Op basis van deze definitie valt op te maken dat een aantal factoren van belang zijn binnen de cognitieve ontwikkeling, namelijk het geheugen, de cognitie en de aandachtsfunctie. Het geheugen bestaat uit het proces van het opslaan van informatie en het proces van het terughalen van informatie. Cognitie is het toepassen van de mentale processen die gebruikt worden bij het waarnemen, herinneren, denken, redeneren en begrijpen. En tot slot is de aandachtsfunctie (controle over aandacht) een belangrijke functie voor de ontwikkeling van cognitie.

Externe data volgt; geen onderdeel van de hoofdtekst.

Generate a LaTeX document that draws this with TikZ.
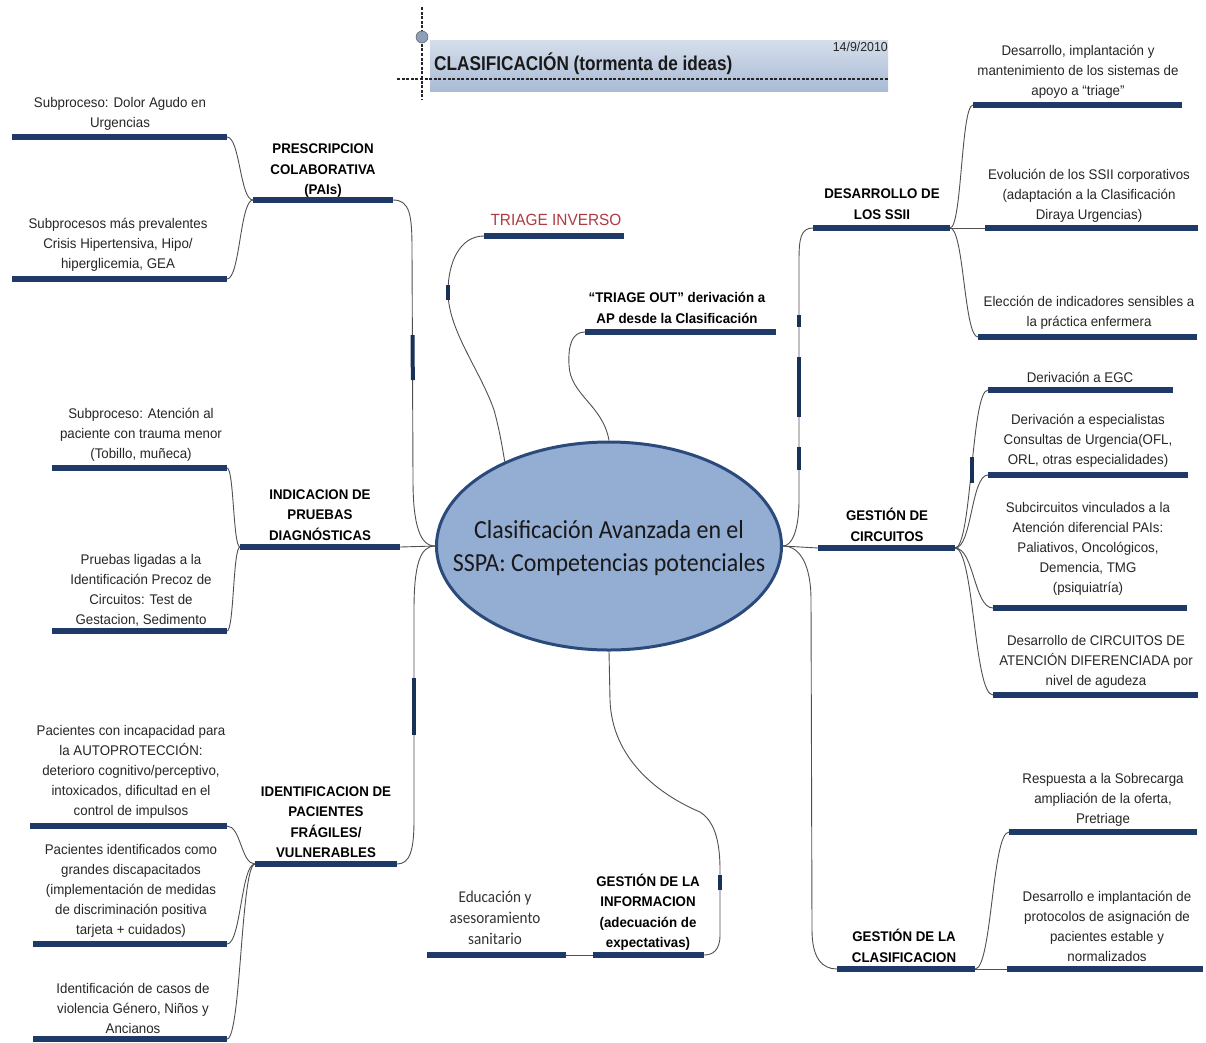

Theorieën cognitieve ontwikkeling
Er bestaan verschillende theorieën over de cognitieve ontwikkeling. Op deze website zijn de vier belangrijkste theorieën beschreven.
1. De theorie van Jean Piaget
Piaget (1896 – 1980) heeft een model ontwikkeld voor de cognitieve ontwikkeling dat tot op de dag van vandaag wordt gebruikt en de basis is geweest voor vele andere theorieën over de cognitieve ontwikkeling. Piaget stelt dat de mens kennis niet vanzelfsprekend krijgt, maar actief construeert door interactie met zijn of haar omgeving. Zo onderzoeken kinderen de wereld met hun handen, mond, ogen, en reuk. Zo leren zij bijvoorbeeld een bal te ‘begrijpen’ door actief met een bal te spelen. Anders gezegd: ‘leren door te experimenteren’.

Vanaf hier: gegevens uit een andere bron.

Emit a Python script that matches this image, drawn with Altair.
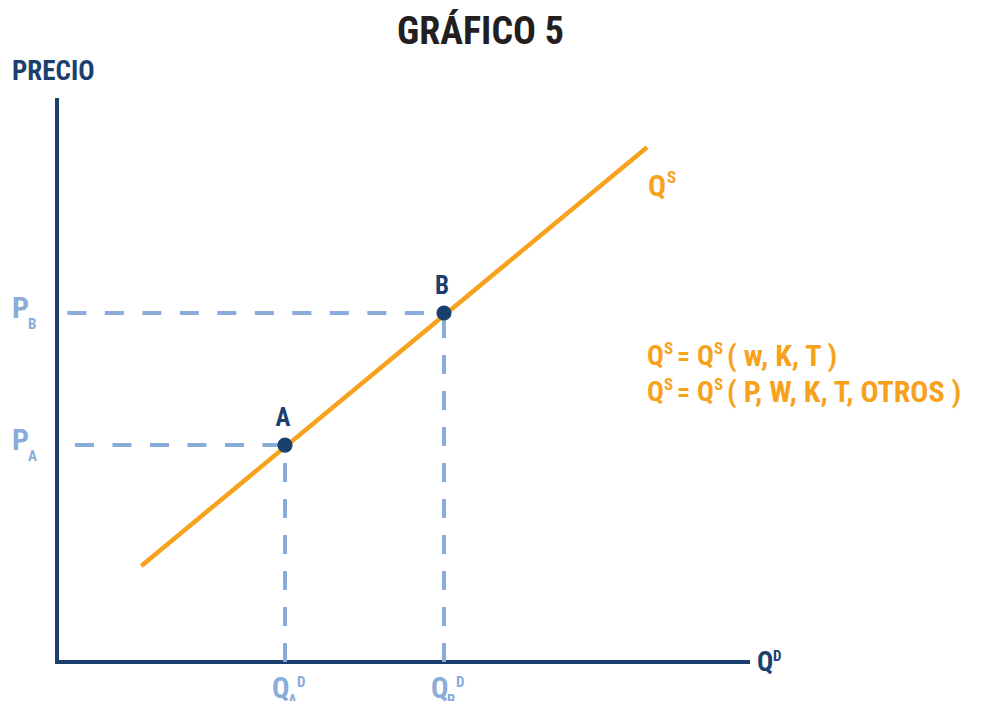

2. De Sociaal-culturele theorie (van Lev Vygotsky)
De Sociaal-culturele theoretici stellen dat Piaget binnen zijn cognitieve ontwikkelingsmodel te weinig oog had voor de functie van taal, de rol van de cultuur en opvoeders en het belang van de omgeving. Piaget vindt namelijk dat de omgeving met name een instrument is voor de ontwikkeling van het kind, en de voorwaarden schept (stimuleert en uitdaagt), maar niet de aard van de ontwikkeling beïnvloedt. Binnen de sociaal-culturele theorieën is men daarentegen ervan overtuigd dat de cultuur, de omgeving waarin men opgroeit en de interactie met mensen de cognitieve ontwikkeling sterk beïnvloedt.

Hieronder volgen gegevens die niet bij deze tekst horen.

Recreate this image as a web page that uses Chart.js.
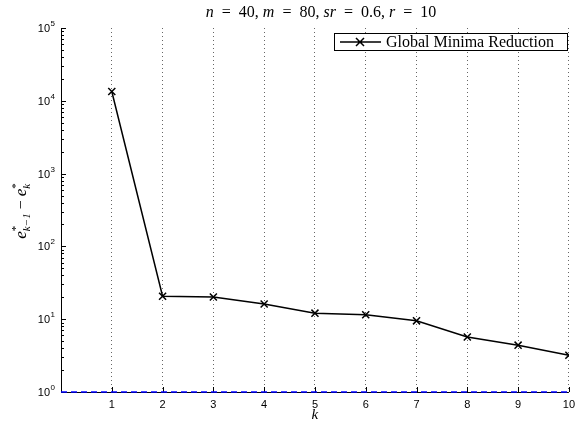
<!DOCTYPE html>
<html lang="en">
<head>
<meta charset="UTF-8">
<title>Global Minima Reduction</title>
<style>
  body { margin: 0; background: #fff; }
  canvas { display: block; }
</style>
</head>
<body>
<canvas id="chart" width="581" height="427"></canvas>
<script src="https://cdn.jsdelivr.net/npm/chart.js"></script>
<script>
// data
const kValues = [1, 2, 3, 4, 5, 6, 7, 8, 9, 10];
const reduction = [13400, 20.7, 20.2, 16.2, 12.1, 11.5, 9.5, 5.7, 4.4, 3.2];
const baselineK = [0, 10];
const baselineValue = [1, 1];
const yExponents = [0, 1, 2, 3, 4, 5];
const legendLabel = 'Global Minima Reduction';

const SERIF = '"Liberation Serif", "DejaVu Serif", serif';
const SANS = '"Liberation Sans", Arial, sans-serif';

// draws a list of text runs, sup/sub stacked where asked
function drawRuns(ctx, runs, x, y, align) {
  let total = 0, last = 0;
  runs.forEach(r => {
    ctx.font = r.font;
    r.w = ctx.measureText(r.text).width;
  });
  runs.forEach(r => {
    if (r.stack) { last = r.w; return; }
    total += Math.max(r.w, last);
    last = 0;
  });
  let cx = align === 'center' ? x - total / 2 : x;
  last = 0;
  runs.forEach(r => {
    ctx.font = r.font;
    ctx.fillText(r.text, cx, y + (r.dy || 0));
    if (r.stack) { last = r.w; return; }
    cx += Math.max(r.w, last);
    last = 0;
  });
}

const axes = {
  id: 'axes',
  beforeDatasetsDraw(chart) {
    const ctx = chart.ctx;
    const ya = chart.scales.y, xa = chart.scales.x;
    const area = chart.chartArea;
    ctx.save();
    ctx.strokeStyle = '#000';
    ctx.lineWidth = 1;
    ctx.beginPath();
    ctx.moveTo(area.left + 0.5, area.top);
    ctx.lineTo(area.left + 0.5, area.bottom + 0.5);
    ctx.lineTo(area.right, area.bottom + 0.5);
    // inward ticks, major and minor
    yExponents.forEach(e => {
      const base = Math.pow(10, e);
      const py = Math.round(ya.getPixelForValue(base)) + 0.5;
      ctx.moveTo(area.left, py); ctx.lineTo(area.left + 5, py);
      if (e < 5) {
        for (let m = 2; m <= 9; m++) {
          const my = Math.round(ya.getPixelForValue(base * m)) + 0.5;
          ctx.moveTo(area.left, my); ctx.lineTo(area.left + 3, my);
        }
      }
    });
    kValues.forEach(k => {
      const px = Math.round(xa.getPixelForValue(k)) + 0.5;
      ctx.moveTo(px, area.bottom); ctx.lineTo(px, area.bottom - 5);
    });
    ctx.stroke();
    ctx.restore();
  }
};

const decor = {
  id: 'decor',
  afterDraw(chart) {
    const ctx = chart.ctx;
    const ya = chart.scales.y, xa = chart.scales.x;
    const area = chart.chartArea;
    ctx.save();
    ctx.fillStyle = '#000';
    ctx.strokeStyle = '#000';
    ctx.textBaseline = 'alphabetic';
    ctx.textAlign = 'left';

    // y tick labels 10^n
    yExponents.forEach(e => {
      const py = ya.getPixelForValue(Math.pow(10, e));
      ctx.font = '11px ' + SANS;
      const w = ctx.measureText('10').width;
      ctx.fillText('10', 50 - w, py + 4);
      ctx.font = '8px ' + SANS;
      ctx.fillText(String(e), 50.5, py - 2);
    });

    // title
    const f = '16px ' + SERIF, fi = 'italic 16px ' + SERIF;
    drawRuns(ctx, [
      { text: 'n', font: fi }, { text: '  =  40, ', font: f },
      { text: 'm', font: fi }, { text: '  =  80, ', font: f },
      { text: 'sr', font: fi }, { text: '  =  0.6, ', font: f },
      { text: 'r', font: fi }, { text: '  =  10', font: f }
    ], 321, 17, 'center');

    // x label
    ctx.font = 'italic 15px ' + SERIF;
    ctx.textAlign = 'center';
    ctx.fillText('k', xa.getPixelForValue(5), 419);
    ctx.textAlign = 'left';

    // y label rotated
    ctx.save();
    ctx.translate(26, (area.top + area.bottom) / 2 + 1);
    ctx.rotate(-Math.PI / 2);
    const ei = 'italic 17px ' + SERIF, s = '11px ' + SERIF, si = 'italic 11px ' + SERIF;
    drawRuns(ctx, [
      { text: 'e', font: ei },
      { text: '*', font: s, dy: -7, stack: true },
      { text: 'k\u22121', font: si, dy: 4 },
      { text: ' \u2212 ', font: '16px ' + SERIF },
      { text: 'e', font: ei },
      { text: '*', font: s, dy: -7, stack: true },
      { text: 'k', font: si, dy: 4 }
    ], 0, 0, 'center');
    ctx.restore();

    // legend box
    const lx = 334, ly = 33, lw = 233, lh = 17;
    ctx.fillStyle = '#fff';
    ctx.fillRect(lx, ly, lw, lh);
    ctx.lineWidth = 1;
    ctx.strokeRect(lx + 0.5, ly + 0.5, lw, lh);
    ctx.beginPath();
    ctx.lineWidth = 1.5;
    ctx.moveTo(lx + 6, ly + 9); ctx.lineTo(lx + 47, ly + 9);
    ctx.moveTo(lx + 22, ly + 5); ctx.lineTo(lx + 30, ly + 13);
    ctx.moveTo(lx + 30, ly + 5); ctx.lineTo(lx + 22, ly + 13);
    ctx.stroke();
    ctx.fillStyle = '#000';
    ctx.font = '16px ' + SERIF;
    ctx.fillText(legendLabel, lx + 52, ly + 14);
    ctx.restore();
  }
};

new Chart(document.getElementById('chart'), {
  type: 'line',
  data: {
    datasets: [
      {
        label: legendLabel,
        data: kValues.map((k, i) => ({ x: k, y: reduction[i] })),
        borderColor: '#000',
        backgroundColor: '#000',
        borderWidth: 1.5,
        pointStyle: 'crossRot',
        pointRadius: 5,
        pointBorderWidth: 1.5,
        pointBorderColor: '#000',
        tension: 0
      },
      {
        label: 'baseline',
        data: baselineK.map((k, i) => ({ x: k, y: baselineValue[i] })),
        borderColor: '#0000ff',
        borderWidth: 1.5,
        borderDash: [6, 4],
        pointRadius: 0,
        clip: false
      }
    ]
  },
  options: {
    responsive: false,
    animation: false,
    layout: { padding: { left: 0, right: 8, top: 28, bottom: 0 } },
    plugins: {
      legend: { display: false },
      tooltip: { enabled: false },
      title: { display: false }
    },
    scales: {
      x: {
        type: 'linear',
        min: 0,
        max: 10,
        afterFit: s => { s.height = 35; },
        border: { display: false, dash: [1, 3] },
        grid: {
          drawTicks: false,
          color: c => (c.tick && c.tick.value === 0 ? 'rgba(0,0,0,0)' : '#666'),
          lineWidth: 1
        },
        ticks: {
          stepSize: 1,
          padding: 6,
          color: '#000',
          font: { family: SANS, size: 11 },
          callback: v => (v === 0 ? '' : v)
        }
      },
      y: {
        type: 'logarithmic',
        min: 1,
        max: 100000,
        afterFit: s => { s.width = 61; },
        border: { display: false },
        grid: { display: false, drawTicks: false },
        ticks: { display: false }
      }
    }
  },
  plugins: [axes, decor]
});
</script>
</body>
</html>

3. De Core Knowledge theorie
Binnen de Core Knowledge theorie spelen de evolutie en genen een belangrijke rol. Kinderen worden geboren met aangeboren mentale structuren en zouden zonder deze genetische aanleg niet in staat zijn de omgeving en wereld te begrijpen. Binnen deze theorie is de belangrijkste bron voor de ontwikkeling van cognitie het kind zelf en is de rol van de omgeving van minder belang, wat overeenkomt met het model van Piaget.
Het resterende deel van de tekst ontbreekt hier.